With only a carbide lamp on his helmet, Grandpa Magelli toiled 500 feet underground in one of Illinois’ underground coal mines, loading chunks of black gold onto mule-drawn carts.
“In 1920, Macoupin County in Central Illinois had 19 operating coal mines employing 6,500 workers and producing more than 6.3 million tons, about 10 percent of the state’s total.
“The mines were largely responsible for drawing a diverse ethnic mix to the downstate rural county. Italians, Scots, Welsh, English and Croatian immigrants were among those who came to work underground and settle towns like Gillespie, Benld and Mount Olive, south of Springfield.”
“Many of those immigrants found jobs at the four Superior Coal Co. mines clustered in southeast Macoupin. Established in the early 1900s, all the mines’ production was used to stoke the steam engines of the Chicago and Northwestern Railroad, which owned Superior Coal Co.”
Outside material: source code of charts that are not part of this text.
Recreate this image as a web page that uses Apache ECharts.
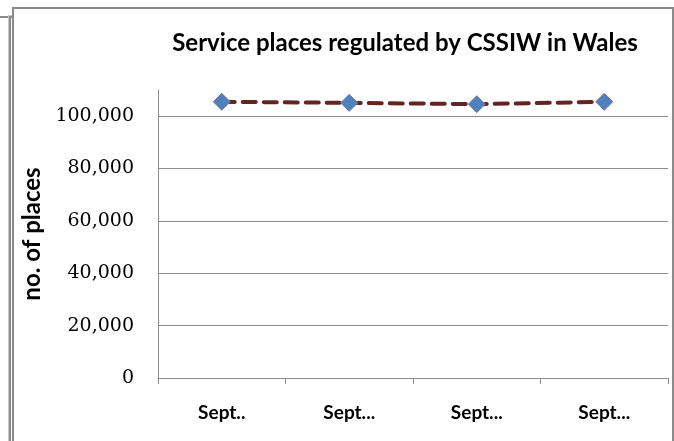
<!DOCTYPE html>
<html>
<head>
<meta charset="utf-8">
<script src="https://cdn.jsdelivr.net/npm/echarts@6/dist/echarts.min.js"></script>
<style>
html,body{margin:0;padding:0;background:#fff;}
#wrap{position:relative;width:674px;height:441px;overflow:hidden;background:#fff;}
#back{position:absolute;left:9px;top:16px;width:700px;height:500px;border-left:2px solid #8a8a8a;border-top:2px solid #8a8a8a;box-shadow:-1px -1px 0 #c8c8c8;}
#backtop{position:absolute;left:0;top:16px;width:10px;height:2px;background:#8a8a8a;}
#frame{position:absolute;left:12px;top:7px;width:658px;height:500px;border:2px solid #8a8a8a;background:#fff;}
#chart{position:absolute;left:0;top:0;width:674px;height:441px;}
</style>
</head>
<body>
<div id="wrap">
<div id="backtop"></div>
<div id="back"></div>
<div id="frame"></div>
<div id="chart"></div>
</div>
<script>
var categories = ['Sept..', 'Sept...', 'Sept...', 'Sept...'];
var places = [105500, 105100, 104600, 105500];
var titleText = 'Service places regulated by CSSIW in Wales';
var yAxisName = 'no. of places';

var chart = echarts.init(document.getElementById('chart'), null, {renderer: 'canvas'});
chart.setOption({
  backgroundColor: 'transparent',
  animation: false,
  title: {
    text: titleText,
    left: 400,
    top: 26,
    textAlign: 'center',
    textStyle: {fontFamily: 'Lato', fontWeight: 'bold', fontSize: 24, color: '#000'}
  },
  grid: {left: 158, right: 6, top: 90, bottom: 63, containLabel: false},
  xAxis: {
    type: 'category',
    data: categories,
    boundaryGap: true,
    axisLine: {lineStyle: {color: '#8c8c8c', width: 1}},
    axisTick: {show: true, length: 6, lineStyle: {color: '#8c8c8c'}},
    axisLabel: {margin: 25, fontFamily: 'Lato', fontWeight: 'bold', fontSize: 19, color: '#000'}
  },
  yAxis: {
    type: 'value',
    min: 0,
    max: 110000,
    interval: 20000,
    name: yAxisName,
    nameLocation: 'middle',
    nameRotate: 90,
    nameGap: 109,
    nameTextStyle: {fontFamily: 'Lato', fontWeight: 'bold', fontSize: 24, color: '#000'},
    axisLine: {show: true, lineStyle: {color: '#8c8c8c', width: 1}},
    axisTick: {show: false},
    splitLine: {show: true, showMaxLine: false, lineStyle: {color: '#8c8c8c', width: 1}},
    axisLabel: {
      showMaxLabel: false,
      margin: 24,
      fontFamily: 'DejaVu Serif',
      fontSize: 19,
      color: '#000',
      formatter: function (v) { return v.toLocaleString('en-US'); }
    }
  },
  series: [{
    type: 'line',
    data: places,
    symbol: 'diamond',
    symbolSize: 17,
    lineStyle: {color: '#632523', width: 4, type: [13, 8], cap: 'round'},
    itemStyle: {color: '#4F81BD', borderColor: '#7a7a9a', borderWidth: 1},
    z: 3
  }]
});
</script>
</body>
</html>
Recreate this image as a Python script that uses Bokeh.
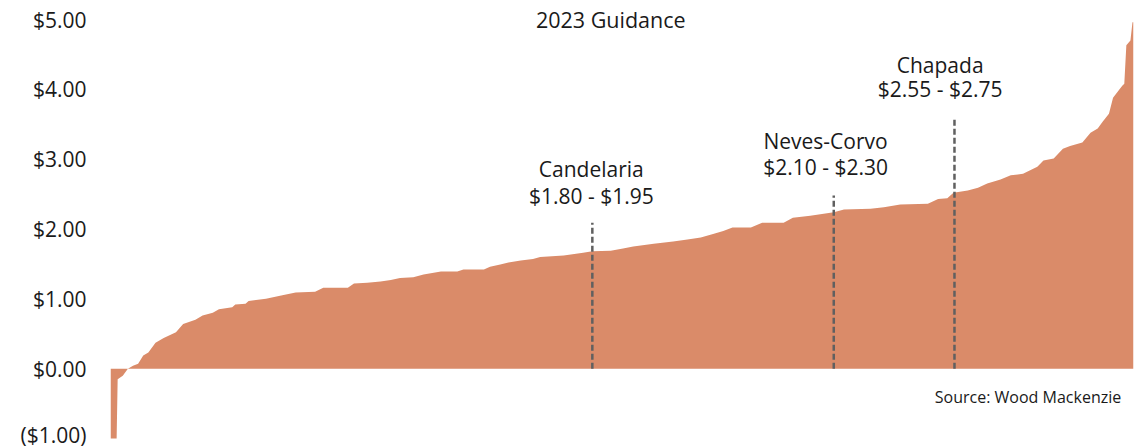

“At their peak in 1926, the Superior mines employed 3,000 men, and by the time the last of them closed in 1954 they had produced a total of 122 million tons. But when the railroad switched to diesel locomotives, the coal was no longer needed.
“In the 1930s, Macoupin County was also one of the major battlefields of organized labor. Union miners were pitted against the coal companies in frequent and sometimes violent strikes.”
Editor’s note: Grandpa Magelli worked the No. 3 mine in Mt. Clare, one of five area mines. Regrettably, the very mining jobs on which many immigrants supported their families eventually led to serious injuries and death from black-lung disease, which claimed grandpa’s life.